Happy and excited. For so many reasons. I've wanted to teach since I was in 7th grade. (2000) I spent 7 years in college, with a course schedule that looks similar to my high school course list. I owe that to my liberal studies major. With the exception of college softball, some electives, and my personal life...school wasn't that exciting. But I got it done and got one of my first pre-requisites checked off for my program. This time around, when I start school...I'll be taking classes that relate to what I want to do with my life and directly relate to my career. Andddd after 14 years, this program is the last step before becoming a teacher! I can finally see the light at the end of the tunnel!
Nervous. Because this program is totally different than anything I've done both with my undergrad and work. So even though I've asked tons of questions about this program and what I'll be doing, I still have no clue what's gonna happen.
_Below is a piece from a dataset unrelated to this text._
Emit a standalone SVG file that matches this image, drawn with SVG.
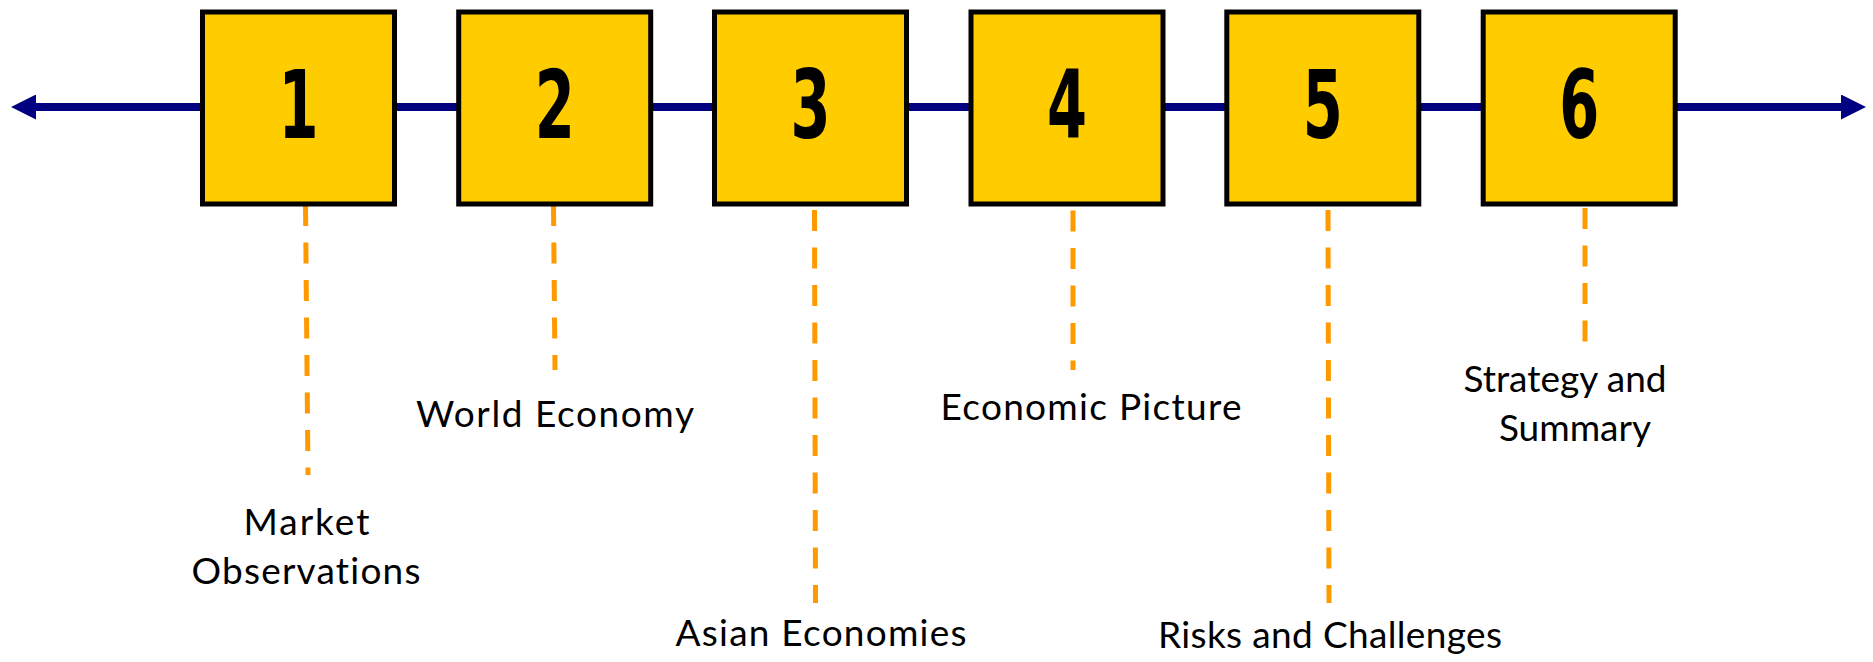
<svg xmlns="http://www.w3.org/2000/svg" width="1873" height="662" viewBox="0 0 1873 662">
  <style>
    .box { fill: #FFCC00; stroke: #000000; stroke-width: 5; }
    .num { font-family: "DejaVu Sans Condensed", "DejaVu Sans", sans-serif; font-weight: bold; font-size: 95px; fill: #000000; text-anchor: middle; }
    .lbl { font-family: Lato, "Open Sans", sans-serif; font-size: 37px; fill: #000000; text-anchor: middle; font-variant-ligatures: none; }
    .axis { stroke: #000080; stroke-width: 8; fill: none; }
    .dash { stroke: #FF9900; stroke-width: 5; stroke-dasharray: 21 16.5; fill: none; }
  </style>
  <defs>
    <marker id="arrow" markerUnits="userSpaceOnUse" markerWidth="25" markerHeight="25" viewBox="0 0 25 25" refX="5" refY="12.5" orient="auto-start-reverse">
      <path d="M0,0 L25,12.5 L0,25 z" fill="#000080"/>
    </marker>
  </defs>
  <rect width="1873" height="662" fill="#FFFFFF"/>
  <g id="connectors">
    <line class="axis" x1="31" y1="107" x2="1846" y2="107" marker-start="url(#arrow)" marker-end="url(#arrow)"/>
    <line class="dash" x1="305.5" y1="205" x2="308" y2="475"/>
    <line class="dash" x1="553.5" y1="205" x2="555" y2="370"/>
    <line class="dash" x1="814.5" y1="210" x2="815.5" y2="603"/>
    <line class="dash" x1="1073" y1="210.5" x2="1073" y2="370"/>
    <line class="dash" x1="1328" y1="210" x2="1329" y2="603"/>
    <line class="dash" x1="1585" y1="208" x2="1585" y2="342"/>
  </g>
  <g id="node1">
    <rect class="box" x="202.5" y="12" width="192" height="192"/>
    <text class="num" x="298.5" y="138" textLength="40" lengthAdjust="spacingAndGlyphs">1</text>
    <text class="lbl" x="306.5" y="535" textLength="126">Market</text>
    <text class="lbl" x="306" y="584" textLength="229">Observations</text>
  </g>
  <g id="node2">
    <rect class="box" x="458.7" y="12" width="192" height="192"/>
    <text class="num" x="554.7" y="138" textLength="40" lengthAdjust="spacingAndGlyphs">2</text>
    <text class="lbl" x="555" y="427" textLength="278">World Economy</text>
  </g>
  <g id="node3">
    <rect class="box" x="714.5" y="12" width="192" height="192"/>
    <text class="num" x="810.5" y="138" textLength="40" lengthAdjust="spacingAndGlyphs">3</text>
    <text class="lbl" x="821" y="646" textLength="291">Asian Economies</text>
  </g>
  <g id="node4">
    <rect class="box" x="971" y="12" width="192" height="192"/>
    <text class="num" x="1067" y="138" textLength="40" lengthAdjust="spacingAndGlyphs">4</text>
    <text class="lbl" x="1091" y="420" textLength="301">Economic Picture</text>
  </g>
  <g id="node5">
    <rect class="box" x="1226.8" y="12" width="192" height="192"/>
    <text class="num" x="1322.8" y="138" textLength="40" lengthAdjust="spacingAndGlyphs">5</text>
    <text class="lbl" x="1330" y="648" textLength="344">Risks and Challenges</text>
  </g>
  <g id="node6">
    <rect class="box" x="1483.2" y="12" width="192" height="192"/>
    <text class="num" x="1579.2" y="138" textLength="40" lengthAdjust="spacingAndGlyphs">6</text>
    <text class="lbl" x="1565" y="392">Strategy and</text>
    <text class="lbl" x="1575" y="441">Summary</text>
  </g>
</svg>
Anxious. One of my favorite sayings about anxiety is it's not fear of the future, but wanting to control it. Any one that knows me knows that I like to have every minute of my life planned out. So I was a little anxious when the coordinators of our program interrupted our question and answer session of orientation and said "trust us"which I totally should since this is their 23rd year doing it. So I'm still a little anxious because (as of now) I have not control of anything. Once I figure out the school schedule and get into a groove, I'll be fine...but that moment is not now.
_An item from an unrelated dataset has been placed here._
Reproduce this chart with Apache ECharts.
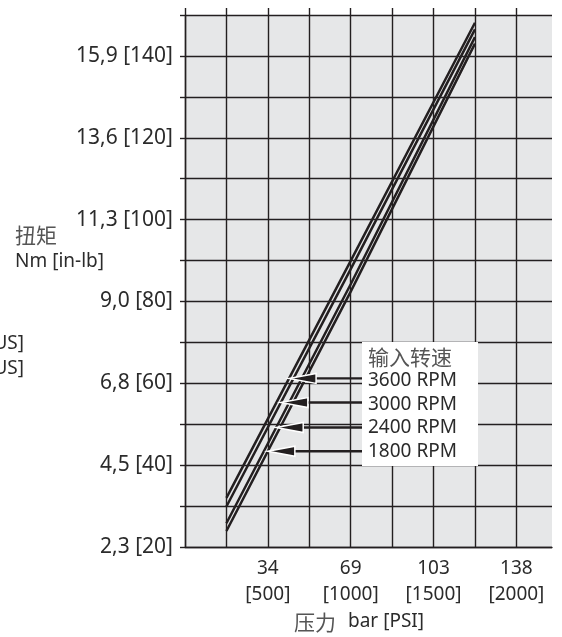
<!DOCTYPE html>
<html>
<head>
<meta charset="utf-8">
<script src="https://cdn.jsdelivr.net/npm/echarts@6.0.0/dist/echarts.min.js"></script>
<style>
  html, body { margin: 0; padding: 0; background: #fff; }
  #chart { width: 562px; height: 637px; }
</style>
</head>
<body>
<div id="chart"></div>
<script>
// pressure in PSI, torque in in-lb
const pressurePsi = [250, 1000, 1750];
const torque3600 = [32.0, 89.9, 148.1];
const torque3000 = [29.9, 87.9, 146.5];
const torque2400 = [25.8, 84.2, 144.6];
const torque1800 = [23.9, 82.4, 143.0];

const rpmLabels = ['3600 RPM', '3000 RPM', '2400 RPM', '1800 RPM'];
const arrowTorque = [61.2, 55.3, 49.2, 43.4];

const yTickValues = [20, 40, 60, 80, 100, 120, 140];
const yTickLabels = ['2,3 [20]', '4,5 [40]', '6,8 [60]', '9,0 [80]', '11,3 [100]', '13,6 [120]', '15,9 [140]'];
const xTickValues = [500, 1000, 1500, 2000];
const xTickLabels = ['34\n[500]', '69\n[1000]', '103\n[1500]', '138\n[2000]'];
const xGridValues = [0, 250, 500, 750, 1000, 1250, 1500, 1750, 2000];

const INK = '#231f20';
const TXT = '#2b2b2b';
const LATIN = "'Noto Sans', 'Noto Sans CJK SC', sans-serif";
const CJK = "'Noto Sans CJK SC', sans-serif";
const BOX_LEFT = 362;

const lines = [torque3600, torque3000, torque2400, torque1800];

// pressure where a line reaches a given torque (for arrow tips)
function psiAt(torque, ys) {
  for (let i = 0; i < ys.length - 1; i++) {
    if (torque >= ys[i] && torque <= ys[i + 1]) {
      const t = (torque - ys[i]) / (ys[i + 1] - ys[i]);
      return pressurePsi[i] + t * (pressurePsi[i + 1] - pressurePsi[i]);
    }
  }
  return pressurePsi[0];
}

const arrowData = arrowTorque.map((t, i) => [psiAt(t, lines[i]), t]);

const chart = echarts.init(document.getElementById('chart'));

const option = {
  animation: false,
  textStyle: { fontFamily: LATIN },
  grid: {
    left: 185, top: 15, width: 367, height: 532,
    show: true, backgroundColor: '#e6e7e8', borderWidth: 0
  },
  xAxis: [
    {
      type: 'value', min: 0, max: 2215, interval: 250,
      axisLine: { show: true, lineStyle: { color: INK, width: 1.4 } },
      axisTick: { show: false },
      splitLine: { show: true, showMaxLine: false, lineStyle: { color: INK, width: 1.4 } },
      axisLabel: {
        customValues: xTickValues,
        margin: 8,
        color: TXT,
        fontSize: 19,
        lineHeight: 26.5,
        align: 'center',
        formatter: v => xTickLabels[xTickValues.indexOf(v)] || ''
      }
    },
    {
      type: 'value', position: 'top', min: 0, max: 2215, interval: 250,
      axisLine: { show: false },
      axisTick: { show: true, inside: false, length: 7, customValues: xGridValues, lineStyle: { color: INK, width: 1.4 } },
      splitLine: { show: false },
      axisLabel: { show: false }
    }
  ],
  yAxis: {
    type: 'value', min: 20, max: 150, interval: 10,
    axisLine: { show: true, lineStyle: { color: INK, width: 1.4 } },
    axisTick: { show: true, inside: false, length: 5, lineStyle: { color: INK, width: 1.4 } },
    splitLine: { show: true, lineStyle: { color: INK, width: 1.4 } },
    axisLabel: {
      customValues: yTickValues,
      margin: 12,
      color: TXT,
      fontSize: 21,
      formatter: v => yTickLabels[yTickValues.indexOf(v)] || ''
    }
  },
  series: [
    ...lines.map((ys, i) => ({
      name: rpmLabels[i],
      type: 'line',
      symbol: 'none',
      z: 3,
      lineStyle: { color: INK, width: 2.5 },
      data: pressurePsi.map((p, j) => [p, ys[j]])
    })),
    {
      type: 'custom',
      z: 6,
      data: arrowData,
      renderItem: (params, api) => {
        const tip = api.coord([api.value(0), api.value(1)]);
        const y = tip[1];
        const headLen = 27, half = 5;
        return {
          type: 'group',
          children: [
            { type: 'line', shape: { x1: tip[0] + headLen - 2, y1: y, x2: BOX_LEFT, y2: y },
              style: { stroke: INK, lineWidth: 2.4 } },
            { type: 'polygon', shape: { points: [[tip[0], y], [tip[0] + headLen, y - half], [tip[0] + headLen, y + half]] },
              style: { fill: INK, stroke: '#fff', lineWidth: 1.5 } }
          ]
        };
      }
    }
  ],
  graphic: {
    elements: [
      { type: 'rect', z: 5, shape: { x: BOX_LEFT, y: 342, width: 116, height: 124 }, style: { fill: '#fff' } },
      { type: 'text', z: 6, style: { text: '输入转速', x: 368, y: 357, verticalAlign: 'middle', font: '21px ' + CJK, fill: '#555' } },
      ...rpmLabels.map((t, i) => ({
        type: 'text', z: 6,
        style: { text: t, x: 368, y: 381 + i * 23.5, verticalAlign: 'middle', font: '19px ' + LATIN, fill: TXT }
      })),
      { type: 'text', z: 6, style: { text: '扭矩', x: 15, y: 235, verticalAlign: 'middle', font: '21px ' + CJK, fill: '#555' } },
      { type: 'text', z: 6, style: { text: 'Nm [in-lb]', x: 15, y: 262, verticalAlign: 'middle', font: '19px ' + LATIN, fill: TXT } },
      { type: 'text', z: 6, style: { text: '[gal/min US]', x: 24, y: 344, align: 'right', verticalAlign: 'middle', font: '19px ' + LATIN, fill: TXT } },
      { type: 'text', z: 6, style: { text: '[gal/min US]', x: 24, y: 369, align: 'right', verticalAlign: 'middle', font: '19px ' + LATIN, fill: TXT } },
      { type: 'text', z: 6, style: { text: '压力', x: 294, y: 622, verticalAlign: 'middle', font: '21px ' + CJK, fill: '#555' } },
      { type: 'text', z: 6, style: { text: 'bar [PSI]', x: 348, y: 622, verticalAlign: 'middle', font: '19px ' + LATIN, fill: TXT } }
    ]
  }
};

chart.setOption(option);
</script>
</body>
</html>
Scared. That whole not having a job thing...scary. Because that means no income. But I've still got bills. I should have done a better job of saving money but I suck at that. Also...this whole money thing kind of means I'll be giving up some stuff. Like season tickets. And going out to lunch/dinner and drinks with friends. Concerts. And maybe a gym membership. And Netflix...after I catch up on some shows. Hahah. It'll all work out. Some how. But I don't know how.
Since I haven't consistently posted, I haven't given many updates. I spent all summer working on prerequisites for this program. Bachelors degree: check. CBEST: check. Multiple Subject CSET: check. CPR certification: check. Fingerprints & Certificate of Clearance: check. Letters of recommendation: check. English CSET: Half check. I found out on Monday that I passes that the 2 (of 4) subtests I took in July! The other 2 are scheduled for September...so I should probably start studying now!